Posso portare l’esempio di Mikaela Shiffrin. Quando ha iniziato a gareggiare in Coppa del Mondo non aveva ancora 16 anni e la conoscevano solo gli addetti ai lavori. L’anno successivo al suo debutto, con la collega Gaëlle Cajeux che attualmente lavora per la RTS, avevamo chiesto di poterla intervistare proprio qui a Courchevel. Si è presentata con la mamma, era la prima intervista internazionale che rilasciava ed era sorpresa che dei media svizzeri si interessassero a lei! Poi è diventata la campionessa che sappiamo e noi oggi viviamo ancora di rendita forse anche grazie a quell’intervista”. Nella fotogallery Ellade Ossola, Gaëlle Cajeux e Mikaela Shiffrin di nuovo riunite per un'intervista, ndr.)
Come è cambiato il modo di vivere lo sport sui media? E di conseguenza come è cambiato il tuo lavoro con il digitale?

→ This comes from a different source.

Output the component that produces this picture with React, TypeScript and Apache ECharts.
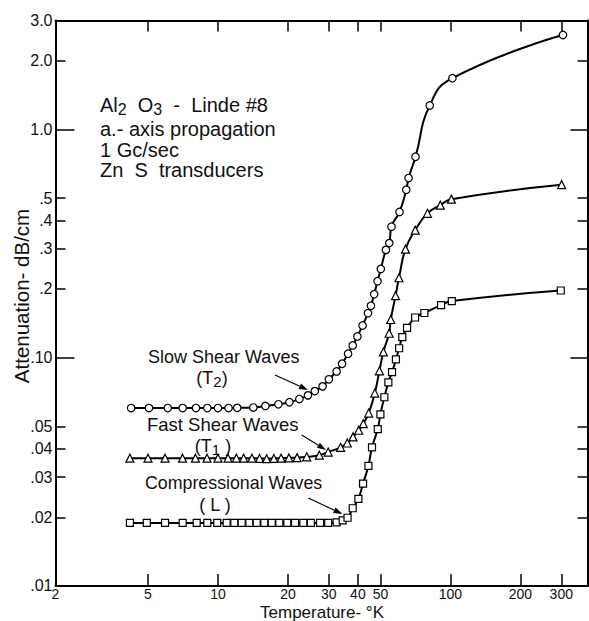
import React, { useEffect, useRef } from "react";
import * as echarts from "echarts";

// ---- Data ----
const slowT = [4.23, 5.05, 6.08, 7.05, 8.04, 9.0, 10.0, 11.1, 12.1, 14.2, 16.0, 18.2, 20.3, 22.4, 24.4, 26.1, 28.2, 30.0, 32.4, 34.2, 36.3, 38.0, 39.8, 41.9, 44.2, 45.5, 47.0, 48.6, 50.2, 52.8, 54.6, 55.8, 60.4, 64.6, 66.1, 70.8, 81.5, 102, 305];
const slowA = [0.0602, 0.0602, 0.0602, 0.0602, 0.0602, 0.0602, 0.0602, 0.0602, 0.0603, 0.0605, 0.0615, 0.0625, 0.0638, 0.0659, 0.0684, 0.0714, 0.0749, 0.0804, 0.0871, 0.0941, 0.1041, 0.1132, 0.1239, 0.1384, 0.1567, 0.1688, 0.1897, 0.2163, 0.2449, 0.2967, 0.3177, 0.375, 0.4352, 0.5443, 0.6124, 0.759, 1.274, 1.676, 2.592];

const fastT = [4.18, 5.0, 5.92, 7.04, 8.0, 8.97, 10.0, 11.05, 12.0, 12.9, 14.0, 15.1, 16.2, 17.4, 18.7, 20.2, 21.9, 24.1, 27.3, 29.8, 33.7, 36.0, 38.1, 40.3, 42.2, 44.5, 47.3, 49.5, 51.5, 54.5, 55.4, 58.1, 60.1, 64.1, 70.6, 79.7, 90.5, 101, 301];
const fastA = [0.0363, 0.0363, 0.0363, 0.0363, 0.0363, 0.0363, 0.0363, 0.0363, 0.0363, 0.0363, 0.0363, 0.0362, 0.0361, 0.0362, 0.0363, 0.0364, 0.0365, 0.0368, 0.0374, 0.0386, 0.0405, 0.0423, 0.0450, 0.0481, 0.0514, 0.0572, 0.0700, 0.0876, 0.106, 0.128, 0.147, 0.187, 0.224, 0.299, 0.362, 0.429, 0.466, 0.495, 0.573];

const compT = [4.18, 4.94, 5.92, 7.05, 8.1, 9.0, 9.93, 10.9, 11.76, 12.65, 13.65, 14.68, 15.83, 17.04, 18.36, 19.88, 21.46, 23.3, 25.1, 27.5, 29.8, 32.4, 34.4, 36.1, 38.0, 40.2, 42.1, 44.4, 46.0, 48.7, 50.0, 52.0, 54.1, 56.1, 58.3, 60.2, 62.1, 65.1, 70.5, 77.3, 91.2, 101.4, 298.5];
const compA = [0.0189, 0.0189, 0.0189, 0.0189, 0.0189, 0.0189, 0.0189, 0.0189, 0.0189, 0.0189, 0.0189, 0.0189, 0.0189, 0.0189, 0.0189, 0.0189, 0.0189, 0.0189, 0.0189, 0.0189, 0.0189, 0.0190, 0.0194, 0.0199, 0.0219, 0.0241, 0.0281, 0.0336, 0.0405, 0.0487, 0.0565, 0.0671, 0.0780, 0.0865, 0.0983, 0.110, 0.123, 0.135, 0.150, 0.157, 0.170, 0.177, 0.197];

// ---- Tick labels ----
const xTickVals = [5, 10, 20, 30, 40, 50, 100, 200, 300];
const xLabelVals = [2, 5, 10, 20, 30, 40, 50, 100, 200, 300];
const xLabelText = ["2", "5", "10", "20", "30", "40", "50", "100", "200", "300"];
const yShortTicks = [0.02, 0.03, 0.04, 0.05, 0.2, 0.3, 0.4, 0.5, 2];
const yLongTicks = [0.1, 1];
const yLabelVals = [0.01, 0.02, 0.03, 0.04, 0.05, 0.1, 0.2, 0.3, 0.4, 0.5, 1, 2, 3];
const yLabelText = [".01", ".02", ".03", ".04", ".05", ".10", ".2", ".3", ".4", ".5", "1.0", "2.0", "3.0"];

const FONT = "Liberation Sans";

function pickLabel(v: number, vals: number[], texts: string[]) {
  for (let i = 0; i < vals.length; i++) {
    if (Math.abs(Math.log10(v) - Math.log10(vals[i])) < 1e-4) return texts[i];
  }
  return "";
}

function arrow(x1: number, y1: number, x2: number, y2: number) {
  const dx = x2 - x1, dy = y2 - y1;
  const L = Math.hypot(dx, dy);
  const ux = dx / L, uy = dy / L;
  const nx = -uy, ny = ux;
  const hl = 9, hw = 3;
  const bx = x2 - ux * hl, by = y2 - uy * hl;
  return [
    { type: "line", shape: { x1, y1, x2: bx, y2: by }, style: { stroke: "#000", lineWidth: 1.2 } },
    {
      type: "polygon",
      shape: { points: [[x2, y2], [bx + nx * hw, by + ny * hw], [bx - nx * hw, by - ny * hw]] },
      style: { fill: "#000" },
    },
  ];
}

function txt(text: string, x: number, y: number, size: number, align = "left", rotation = 0, subSize = 0) {
  const style: any = {
    text,
    fontFamily: FONT,
    fontSize: size,
    fill: "#111",
    textAlign: align,
    textVerticalAlign: "middle",
  };
  if (subSize) {
    style.rich = {
      a: { fontFamily: FONT, fontSize: size, lineHeight: size + 2, fill: "#111", verticalAlign: "top" },
      s: { fontFamily: FONT, fontSize: subSize, lineHeight: subSize, fill: "#111", verticalAlign: "bottom" },
    };
  }
  return { type: "text", x, y, rotation, style };
}

const XMIN = 1.9999, XMAX = 389;
const YMIN = 0.009999, YMAX = 3.0001;

function xAxisCfg(pos: string, labels: boolean, tickLen: number) {
  return {
    type: "log",
    logBase: 10,
    min: XMIN,
    max: XMAX,
    position: pos,
    axisLine: { show: true, onZero: false, lineStyle: { color: "#000", width: 2 } },
    axisTick: { show: true, inside: true, length: tickLen, customValues: xTickVals, lineStyle: { color: "#000", width: 1.5 } },
    axisLabel: labels
      ? {
          show: true,
          customValues: xLabelVals,
          formatter: (v: number) => pickLabel(v, xLabelVals, xLabelText),
          margin: 1,
          color: "#111",
          fontSize: 14,
          lineHeight: 14,
          fontFamily: FONT,
        }
      : { show: false },
    splitLine: { show: false },
    minorTick: { show: false },
  };
}

function yAxisCfg(pos: string, labels: boolean, ticks: number[], tickLen: number, line: boolean) {
  return {
    type: "log",
    logBase: 10,
    min: YMIN,
    max: YMAX,
    position: pos,
    axisLine: { show: line, onZero: false, lineStyle: { color: "#000", width: 2 } },
    axisTick: { show: true, inside: true, length: tickLen, customValues: ticks, lineStyle: { color: "#000", width: 1.5 } },
    axisLabel: labels
      ? {
          show: true,
          customValues: yLabelVals,
          formatter: (v: number) => pickLabel(v, yLabelVals, yLabelText),
          margin: 3,
          color: "#111",
          fontSize: 16,
          fontFamily: FONT,
        }
      : { show: false },
    splitLine: { show: false },
    minorTick: { show: false },
  };
}

function lineSeries(name: string, T: number[], A: number[], symbol: string, size: number) {
  return {
    name,
    type: "line",
    xAxisIndex: 0,
    yAxisIndex: 0,
    data: T.map((t, i) => [t, A[i]]),
    smooth: 0.5,
    symbol,
    symbolSize: size,
    showSymbol: true,
    showAllSymbol: true,
    lineStyle: { color: "#000", width: 2 },
    itemStyle: { color: "#fff", borderColor: "#000", borderWidth: 1.2 },
    z: 3,
  };
}

export default function App() {
  const ref = useRef<HTMLDivElement>(null);
  useEffect(() => {
    if (!ref.current) return;
    const chart = echarts.init(ref.current, undefined, { renderer: "svg" });
    const option: any = {
      animation: false,
      backgroundColor: "#fff",
      grid: { left: 55.5, right: 1.5, top: 20.5, bottom: 35, containLabel: false, outerBoundsMode: "none" },
      xAxis: [xAxisCfg("bottom", true, 12), xAxisCfg("top", false, 11)],
      yAxis: [
        yAxisCfg("left", true, yShortTicks, 10, true),
        yAxisCfg("left", false, yLongTicks, 19, false),
        yAxisCfg("right", false, yShortTicks, 10, true),
        yAxisCfg("right", false, yLongTicks, 17, false),
      ],
      series: [
        lineSeries("Slow Shear Waves (T2)", slowT, slowA, "circle", 7.5),
        lineSeries("Fast Shear Waves (T1)", fastT, fastA, "triangle", 8),
        lineSeries("Compressional Waves (L)", compT, compA, "rect", 7),
      ],
      graphic: [
        txt("{a|Al}{s|2}  {a|O}{s|3}{a|  -  Linde #8}", 100, 106, 20, "left", 0, 16),
        txt("a.- axis propagation", 100, 129, 20),
        txt("1 Gc/sec", 100, 150, 20),
        txt("Zn  S  transducers", 100, 170, 20),
        txt("Slow Shear Waves", 148, 357, 18),
        txt("{a|(T}{s|2}{a|)}", 212, 379, 18, "center", 0, 15),
        txt("Fast Shear Waves", 147, 424, 18.5),
        txt("{a|(T}{s|1}{a| )}", 213, 447, 18, "center", 0, 15),
        txt("Compressional Waves", 145, 483, 17.8),
        txt("( L )", 215, 505, 18, "center"),
        txt("Temperature- \u00b0K", 322, 612.5, 17, "center"),
        txt("Attenuation- dB/cm", 21, 296, 20.5, "center", Math.PI / 2),
        ...arrow(275, 375, 308, 390),
        ...arrow(301.7, 435, 326, 450),
        ...arrow(308.3, 498, 342.5, 514),
      ],
    };
    chart.setOption(option);
    return () => chart.dispose();
  }, []);
  return (
    <div
      ref={ref}
      style={{ position: "fixed", left: 0, top: 0, width: 589, height: 621, background: "#fff" }}
    />
  );
}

“L’avvento del digitale è positivo, ma a volte porta a pubblicare cose che con il giornalismo non hanno niente a che fare e questo abbassa il livello di quanto si trova sui media. Inoltre è cambiato il rapporto con il pubblico: grazie ai social, gli atleti hanno un canale preferenziale di contatto con i loro fan, anche senza la mediazione dei giornalisti. Secondo me però il giornalismo di qualità esiste ancora. Magari si parte da quanto si trova sui social, ma poi lo si sviluppa, si va oltre. E non è vero che i giovani non leggono più gli approfondimenti, ci sono quelli che lo fanno. L’importante è pubblicare contenuti di qualità. Lo dico sempre ai giovani giornalisti che iniziano: per poter produrre qualcosa di interessante bisogna documentarsi, leggere tanto, prepararsi, approfondire”.